Research Proposal: Element of Research Proposal

A Research Proposal is a document proposing a research project, generally in the sciences or academia, and generally constitutes a request for sponsorship of that research. Proposals are evaluated on the cost and potential impact of the proposed research, and on the soundness of the proposed plan for carrying it out.

Document that is typically written by a scientist or academic which describes the ideas for an investigation on a certain topic. The research proposal outlines the process from beginning to end and may be used to request financing for the project, certification for performing certain parts of research of the experiment, or as a required task before beginning a college dissertation.

So, let’s take a look at what a research proposal is. When someone is interested in obtaining support for research, they often write a research proposal. These proposals are intended to convince people that your ideas and projects are important. They strive to explain how you can satisfactorily complete the project. A research proposal needs to let people know why the project is a good and/or needed idea and that you understand what information and studies are already out there. Keep in mind that the way the proposal is written is also important, as grammar, structure, and content can make a difference in whether or not the proposal is accepted or rejected.

Element of Research Proposal

Writing a good proposal will help you manage your time so that you can complete the quarter with three papers that meet your objectives. The specific format and content of these elements may vary; they may not always appear as separate sections or in the order listed here.

  • Background of the study
  • Problem Statement
  • Objectives of the study
  • Significance of the study
  • Limitation of the study
  • Definition of terms
  • Literature Review
  • Methodology
  1. Background of the study

The main idea of the background of study is to establish the area of research in which your work belongs, and to provide a context for the research problem. It also provides information to the research topic.

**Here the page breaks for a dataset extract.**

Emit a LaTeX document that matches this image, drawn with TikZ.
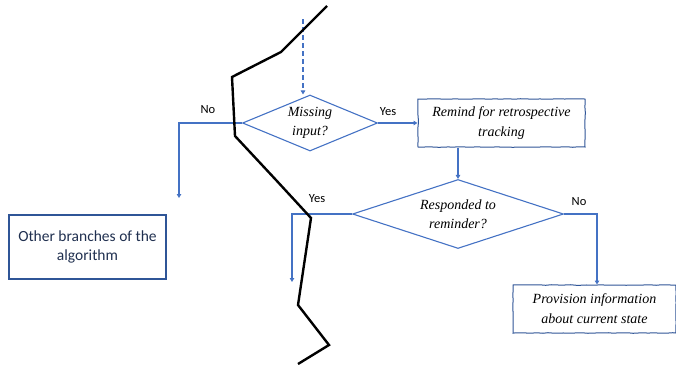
\documentclass[tikz,border=0pt]{standalone}
\usepackage{fontspec}
\setsansfont{Carlito}
\newfontfamily\handfont{Liberation Serif}
\usetikzlibrary{arrows.meta,shapes.geometric,decorations.pathmorphing}
\definecolor{flowblue}{HTML}{4472C4}
\definecolor{boxblue}{HTML}{2F5597}
\definecolor{navytext}{HTML}{1F2F4F}

\begin{document}
\begin{tikzpicture}[x=1pt, y=-1pt,
    flow/.style={draw=flowblue, line width=1.4pt, -{Triangle[width=4.5pt,length=4pt]}},
    decision/.style={diamond, draw=flowblue, line width=1.1pt, inner sep=0pt,
        font=\handfont\itshape\fontsize{14}{19}\selectfont, align=center},
    sketchbox/.style={rectangle, draw=boxblue, line width=1pt, inner sep=0pt,
        font=\handfont\itshape\fontsize{14}{20}\selectfont, align=center,
        decorate, decoration={random steps, segment length=5pt, amplitude=0.3pt}},
    lbl/.style={font=\sffamily\fontsize{12.5}{14}\selectfont}]
    \useasboundingbox (0,0) rectangle (676,364);

    \node (missing) [decision, shape aspect=2.6, minimum width=135pt, minimum height=56pt] at (310,123) {Missing\\input?};
    \node (remind) [sketchbox, minimum width=167pt, minimum height=48pt] at (501.5,123) {Remind for retrospective\\tracking};
    \node (responded) [decision, shape aspect=3.2, minimum width=211pt, minimum height=69pt] at (458,214) {Responded to\\reminder?};
    \node (provision) [sketchbox, minimum width=163pt, minimum height=48pt] at (594.5,309) {Provision information\\about current state};
    \node (other) [rectangle, draw=boxblue, line width=2.2pt, minimum width=157pt, minimum height=64pt,
        text=navytext, align=center, font=\sffamily\fontsize{15.5}{19}\selectfont] at (87.5,247) {Other branches of the\\algorithm};

    \coordinate (entry) at (303,19);
    \coordinate (noend) at (179,198);
    \coordinate (yesend) at (292,282);

    \draw[flow, dashed, dash pattern=on 5pt off 3pt] (entry) -- (entry |- missing.north);
    \draw[flow] (missing.east) -- (remind.west);
    \draw[flow] (missing.west) -| (noend);
    \draw[flow] (remind.south -| responded.north) -- (responded.north);
    \draw[flow] (responded.west) -| (yesend);
    \draw[flow] (responded.east) -| (provision.north -| 597,0);

    \node (no1) [lbl] at (208,110) {No};
    \node (yes1) [lbl] at (388,112) {Yes};
    \node (yes2) [lbl] at (317,199) {Yes};
    \node (no2) [lbl] at (579,202) {No};

    % cut line
    \draw[line width=2.4pt] (327,6) -- (281,52) -- (232,77) -- (235,136) -- (276,180)
        -- (311,218) -- (298,305) -- (329,345) -- (298,364);
\end{tikzpicture}
\end{document}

In an introduction, the writer should create:

  • Reader interest in the topic,
  • Lay the broad foundation for the problem that leads to the study.
  1. Statement of the problem

When you start a research, you have a question that you wish to seek answer for. The question leads to a problem that needs to be solved by the research. Begin the research with a description of the problem or a thesis statement.

  1. Objectives of the study

States what your research hopes to accomplish.

  1. Significance of the study

Why your research is important and what contributions will it give to the field. It is also advised to state how your findings can make a difference and why is it important that the research be carried out.

  1. Limitation of the study

It is not possible to include ALL aspects of a particular problem. State what is not included.  Specify the boundaries of you research. A too wide area of investigation is impractical and will lead to problems.

  1. Definition of terms

Terms or concepts that you use should be defined and explained unless they are familiar or obvious. You should refer to authoritative sources for definitions.

  1. Literature Review

This section need not be lengthy but it should reflect your understanding of relevant bodies of literature. List all pertinent papers or reports that you have consulted in preparing the proposal; include conversations with faculty, peers or other experts. A well-written review provides a sense of critical issues which form the background for your own work this quarter.

By doing this it shows that you are aware of the literature study that is required in your research area. Your review a substantial amount of reading materials before writing your proposal. It shows that you have sufficient theoretical knowledge in your chosen research area.

By reviewing related literature at this stage, it will make you:

  • Aware of other similar work which has been done.
  • Expose methodologies that have been adopted and which you may use or adapt.
  • Provide sources of information that you do not have yet.

By reviewing related literature at this stage, it will inform you:

  • If a chosen area has already been researched extensively.
  • Approaches that you do not know of before.
  1. Methodology

This section is the heart of the proposal because it provides insight into your perspective as well as details on how you plan to carry out the project. How will you accomplish your objective(s)? What theories or concepts will guide the study? How do they or might they suggest the specific hypotheses or research questions? Where might you run into obstacles?

Explain the specifics of what you want present in your project (statistical data, comparisons of historical and recent data, the evolution of a paradigm, etc.).  One way to do this is by developing a rough outline of the major topics and sub-topics that you will investigate.

Your timeline and a very rough scope (past – current – future) has been pre-determined. If outside organizations involved, explain how you are going to get hold of the data. Indicate why the methodology is used. If existing methodology is not to be used, explain why you need to use an adapted methodology.